“Era la mia prima gravidanza. Ho fatto il viaggio da sola, speravo in un futuro migliore per me e per mio figlio. Ma lui adesso non c’è più. Non ho avuto nemmeno la possibilità di abbracciarlo…”.

Tra le lacrime e ancora sotto choc, chiede di non aggiungere altro Claudelle, la ragazza di 28 anni, originaria del Camerun che sabato scorso ha partorito su una carretta al largo di Lampedusa un neonato morto subito dopo.

Un viaggio lunghissimo e doloroso, con un epilogo tragico. Nonostante fosse incinta Claudelle ha sfidato il deserto per fuggire dalla fame e dalla miseria. E quando era ormai a poca distanza dalla sua nuova vita ha vissuto la più grande gioia e il più grande dolore per una mamma: la nascita e la morte del suo bambino.

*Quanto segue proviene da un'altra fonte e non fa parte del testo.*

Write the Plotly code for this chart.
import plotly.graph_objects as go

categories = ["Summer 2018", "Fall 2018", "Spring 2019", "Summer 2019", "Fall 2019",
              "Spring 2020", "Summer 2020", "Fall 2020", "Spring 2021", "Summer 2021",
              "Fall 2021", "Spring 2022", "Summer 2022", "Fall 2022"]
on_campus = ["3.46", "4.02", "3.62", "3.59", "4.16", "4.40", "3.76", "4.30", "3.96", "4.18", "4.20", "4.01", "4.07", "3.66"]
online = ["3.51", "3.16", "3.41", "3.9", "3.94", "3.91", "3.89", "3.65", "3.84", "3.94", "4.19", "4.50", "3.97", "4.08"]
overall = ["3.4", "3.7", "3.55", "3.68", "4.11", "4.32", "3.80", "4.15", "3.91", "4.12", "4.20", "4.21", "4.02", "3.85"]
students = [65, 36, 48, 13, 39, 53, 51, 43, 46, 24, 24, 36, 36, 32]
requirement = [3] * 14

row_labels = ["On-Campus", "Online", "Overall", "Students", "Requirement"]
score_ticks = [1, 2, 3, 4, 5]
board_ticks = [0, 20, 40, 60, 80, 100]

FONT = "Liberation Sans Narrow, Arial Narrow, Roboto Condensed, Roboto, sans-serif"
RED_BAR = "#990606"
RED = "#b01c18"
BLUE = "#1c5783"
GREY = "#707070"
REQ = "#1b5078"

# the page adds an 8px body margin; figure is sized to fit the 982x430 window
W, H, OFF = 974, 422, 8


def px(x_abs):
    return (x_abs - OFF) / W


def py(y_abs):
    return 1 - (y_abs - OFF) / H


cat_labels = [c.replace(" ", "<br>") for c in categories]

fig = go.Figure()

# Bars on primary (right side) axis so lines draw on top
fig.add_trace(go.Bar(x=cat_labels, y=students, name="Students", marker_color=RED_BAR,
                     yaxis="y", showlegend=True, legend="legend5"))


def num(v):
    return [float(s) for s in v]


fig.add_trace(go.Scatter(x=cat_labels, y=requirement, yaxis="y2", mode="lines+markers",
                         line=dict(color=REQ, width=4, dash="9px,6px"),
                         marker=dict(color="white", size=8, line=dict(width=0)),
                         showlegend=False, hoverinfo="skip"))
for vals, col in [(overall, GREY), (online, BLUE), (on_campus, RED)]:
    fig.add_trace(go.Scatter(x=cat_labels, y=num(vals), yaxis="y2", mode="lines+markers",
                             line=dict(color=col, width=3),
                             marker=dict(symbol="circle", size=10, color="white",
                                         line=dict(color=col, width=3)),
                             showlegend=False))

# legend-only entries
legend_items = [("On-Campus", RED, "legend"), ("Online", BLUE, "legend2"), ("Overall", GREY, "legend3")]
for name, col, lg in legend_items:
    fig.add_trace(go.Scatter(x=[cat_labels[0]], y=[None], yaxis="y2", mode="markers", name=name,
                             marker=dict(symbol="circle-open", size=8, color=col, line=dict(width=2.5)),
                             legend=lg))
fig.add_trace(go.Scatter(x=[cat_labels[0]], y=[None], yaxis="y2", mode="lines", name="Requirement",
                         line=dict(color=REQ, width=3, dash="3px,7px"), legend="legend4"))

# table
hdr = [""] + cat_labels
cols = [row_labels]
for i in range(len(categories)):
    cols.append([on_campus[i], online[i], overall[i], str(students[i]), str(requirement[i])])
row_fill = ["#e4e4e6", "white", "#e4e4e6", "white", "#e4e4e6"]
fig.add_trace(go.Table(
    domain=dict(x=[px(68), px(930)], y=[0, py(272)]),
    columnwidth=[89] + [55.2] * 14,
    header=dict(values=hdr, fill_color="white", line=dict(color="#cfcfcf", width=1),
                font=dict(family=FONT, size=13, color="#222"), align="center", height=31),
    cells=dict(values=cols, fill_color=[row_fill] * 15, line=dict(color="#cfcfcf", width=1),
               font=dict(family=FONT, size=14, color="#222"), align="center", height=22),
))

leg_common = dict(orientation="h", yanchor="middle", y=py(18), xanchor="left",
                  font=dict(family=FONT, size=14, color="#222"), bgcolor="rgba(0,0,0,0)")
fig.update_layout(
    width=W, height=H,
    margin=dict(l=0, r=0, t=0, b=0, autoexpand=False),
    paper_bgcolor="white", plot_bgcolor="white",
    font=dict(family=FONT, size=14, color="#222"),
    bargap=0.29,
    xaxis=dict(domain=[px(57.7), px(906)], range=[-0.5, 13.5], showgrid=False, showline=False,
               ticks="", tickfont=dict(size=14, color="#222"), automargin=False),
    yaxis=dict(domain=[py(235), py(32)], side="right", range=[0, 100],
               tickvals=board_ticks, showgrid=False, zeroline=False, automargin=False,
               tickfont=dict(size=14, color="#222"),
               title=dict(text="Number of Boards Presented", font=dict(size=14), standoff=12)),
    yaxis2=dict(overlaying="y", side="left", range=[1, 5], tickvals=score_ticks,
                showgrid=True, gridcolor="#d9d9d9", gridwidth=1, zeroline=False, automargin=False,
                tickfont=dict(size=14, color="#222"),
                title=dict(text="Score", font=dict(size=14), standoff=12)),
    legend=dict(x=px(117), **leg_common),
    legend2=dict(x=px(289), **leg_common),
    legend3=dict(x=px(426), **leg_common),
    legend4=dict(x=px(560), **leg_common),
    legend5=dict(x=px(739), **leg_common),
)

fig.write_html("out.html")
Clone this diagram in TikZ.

La migrante, che ha partorito tra le onde del mar Mediterraneo aiutata dai compagni di viaggio, adesso è in un letto del reparto di ginecologia dell’ospedale Civico diretto da Antonio Maiorana, coccolata dai medici e dagli infermieri. Quando è sbarcata, con in braccio il cadavere del figlioletto, madre e figlio erano ancora legati dal cordone ombelicale e la donna non aveva espulso per intero la placenta. Ecco perché si è reso necessario il suo trasferimento in ospedale.

“La donna sta bene per quanto riguarda lo stato di salute. L’abbiamo rifocillata, alimentata e curata dandole tutta l’assistenza possibile. Abbiamo risolto tutta una serie di problemi legati al parto avvenuto in condizioni non adeguate – spiega il primario – Le ho parlato in inglese e le ho spiegato quali sono le sue condizioni di salute”.

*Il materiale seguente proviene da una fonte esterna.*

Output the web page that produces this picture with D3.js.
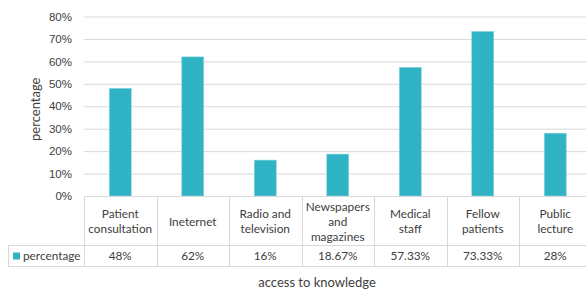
<!DOCTYPE html>
<html>
<head>
<meta charset="utf-8">
<script src="https://cdn.jsdelivr.net/npm/d3@7"></script>
<style>
  body { margin: 0; background: #fff; }
  svg { display: block; font-family: Lato, "Open Sans", sans-serif; }
</style>
</head>
<body>
<div id="chart_area"></div>
<script>
// Data
var categories = ["Patient consultation", "Ineternet", "Radio and television", "Newspapers and magazines", "Medical staff", "Fellow patients", "Public lecture"];
var categoryLines = [["Patient", "consultation"], ["Ineternet"], ["Radio and", "television"], ["Newspapers", "and", "magazines"], ["Medical", "staff"], ["Fellow", "patients"], ["Public", "lecture"]];
var values = [0.48, 0.62, 0.16, 0.1867, 0.5733, 0.7333, 0.28];
var valueLabels = ["48%", "62%", "16%", "18.67%", "57.33%", "73.33%", "28%"];
var yTicks = [0, 0.1, 0.2, 0.3, 0.4, 0.5, 0.6, 0.7, 0.8];
var seriesName = "percentage";

var width = 586, height = 289;
var plotLeft = 84, plotRight = 591.5, plotTop = 16.5, plotBottom = 196;
var headerBottom = 245, tableBottom = 266, tableLeft = 8;
var barColor = "#31b3c6", lineColor = "#d9d9d9", textColor = "#404040";
var tableFont = "11.8px";

var svg = d3.select("#chart_area").append("svg")
    .attr("width", width)
    .attr("height", height);

// Scales
var x = d3.scaleBand()
    .domain(categories)
    .range([plotLeft, plotRight])
    .paddingInner(0)
    .paddingOuter(0);
var y = d3.scaleLinear()
    .domain([0, 0.8])
    .range([plotBottom, plotTop]);

// Gridlines + y labels
var yAxis = svg.append("g")
    .attr("transform", "translate(" + plotLeft + ",0)")
    .call(d3.axisLeft(y).tickValues(yTicks).tickFormat(d3.format(".0%"))
      .tickSize(-(plotRight - plotLeft)).tickPadding(12));
yAxis.select(".domain").remove();
yAxis.selectAll(".tick line").attr("stroke", lineColor);
yAxis.selectAll(".tick text").attr("fill", textColor).style("font-size", "11.5px");

// Bars
var barW = 22;
svg.selectAll(".bar")
    .data(values)
    .enter().append("rect")
    .attr("class", "bar")
    .attr("x", function(d, i) { return x(categories[i]) + x.bandwidth() / 2 - barW / 2; })
    .attr("width", barW)
    .attr("y", function(d) { return y(d); })
    .attr("height", function(d) { return plotBottom - y(d); })
    .attr("fill", barColor)
    .attr("stroke", "#8fd6e0")
    .attr("stroke-width", 0.6);

// Data table lines
var table = svg.append("g").attr("stroke", lineColor).attr("stroke-width", 1).attr("fill", "none");
table.append("line").attr("x1", plotLeft).attr("x2", plotRight).attr("y1", plotBottom + 0.5).attr("y2", plotBottom + 0.5);
table.append("line").attr("x1", tableLeft).attr("x2", plotRight).attr("y1", headerBottom + 0.5).attr("y2", headerBottom + 0.5);
table.append("line").attr("x1", tableLeft).attr("x2", plotRight).attr("y1", tableBottom + 0.5).attr("y2", tableBottom + 0.5);
table.append("line").attr("x1", tableLeft + 0.5).attr("x2", tableLeft + 0.5).attr("y1", headerBottom).attr("y2", tableBottom);
table.selectAll(".vline")
    .data(categories.concat([null]))
    .enter().append("line")
    .attr("x1", function(d) { return Math.round(d ? x(d) : plotRight) + 0.5; })
    .attr("x2", function(d) { return Math.round(d ? x(d) : plotRight) + 0.5; })
    .attr("y1", plotBottom)
    .attr("y2", tableBottom);

// Category labels
var lineH = 15;
var headerMid = (plotBottom + headerBottom) / 2 + 1;
categories.forEach(function(c, i) {
  var lines = categoryLines[i];
  var t = svg.append("text")
      .attr("text-anchor", "middle")
      .attr("fill", textColor)
      .style("font-size", tableFont);
  lines.forEach(function(l, j) {
    t.append("tspan")
      .attr("x", x(c) + x.bandwidth() / 2)
      .attr("y", headerMid + (j - (lines.length - 1) / 2) * lineH)
      .attr("dy", "0.35em")
      .text(l);
  });
});

// Value row
var rowMid = (headerBottom + tableBottom) / 2 + 0.5;
svg.selectAll(".val")
    .data(valueLabels)
    .enter().append("text")
    .attr("class", "val")
    .attr("x", function(d, i) { return x(categories[i]) + x.bandwidth() / 2; })
    .attr("y", rowMid)
    .attr("dy", "0.35em")
    .attr("text-anchor", "middle")
    .attr("fill", textColor)
    .style("font-size", tableFont)
    .text(function(d) { return d; });

// Legend key in table
svg.append("rect")
    .attr("x", 13).attr("y", rowMid - 3.5)
    .attr("width", 7).attr("height", 7)
    .attr("fill", barColor);
svg.append("text")
    .attr("x", 23).attr("y", rowMid).attr("dy", "0.35em")
    .attr("fill", textColor)
    .style("font-size", tableFont)
    .text(seriesName);

// Axis titles
svg.append("text")
    .attr("transform", "translate(35," + ((plotTop + plotBottom) / 2 + 3) + ") rotate(-90)")
    .attr("text-anchor", "middle")
    .attr("dy", "0.35em")
    .attr("fill", textColor)
    .style("font-size", "13px")
    .text("percentage");
svg.append("text")
    .attr("x", 317).attr("y", 282)
    .attr("text-anchor", "middle")
    .attr("dy", "0.35em")
    .attr("fill", textColor)
    .style("font-size", "13px")
    .text("access to knowledge");
</script>
</body>
</html>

L’aspetto psicologico di quanto è accaduto sarà affrontato già da domani, con un colloquio con una psicologa che cercherà di sostenere Claudelle in questi giorni. “Lei è perfettamente consapevole di quanto è successo – racconta Maiorana – . Anche per questo abbiamo evitato di parlare con lei di questo momento dolorosissimo”. La donna ha trovato in ospedale un ambiente accogliente che si è preso subito cura di lei. “E’ stata circondata da un’ondata di solidarietà da parte di noi tutti, medici ed infermieri – aggiunge il primario -. Non è la prima migrante che assistiamo nel reparto dopo un lungo viaggio e una lunga traversata. Quello che posso dire, in base alla mia esperienza, è che si tratta di persone che hanno una grande dignità”.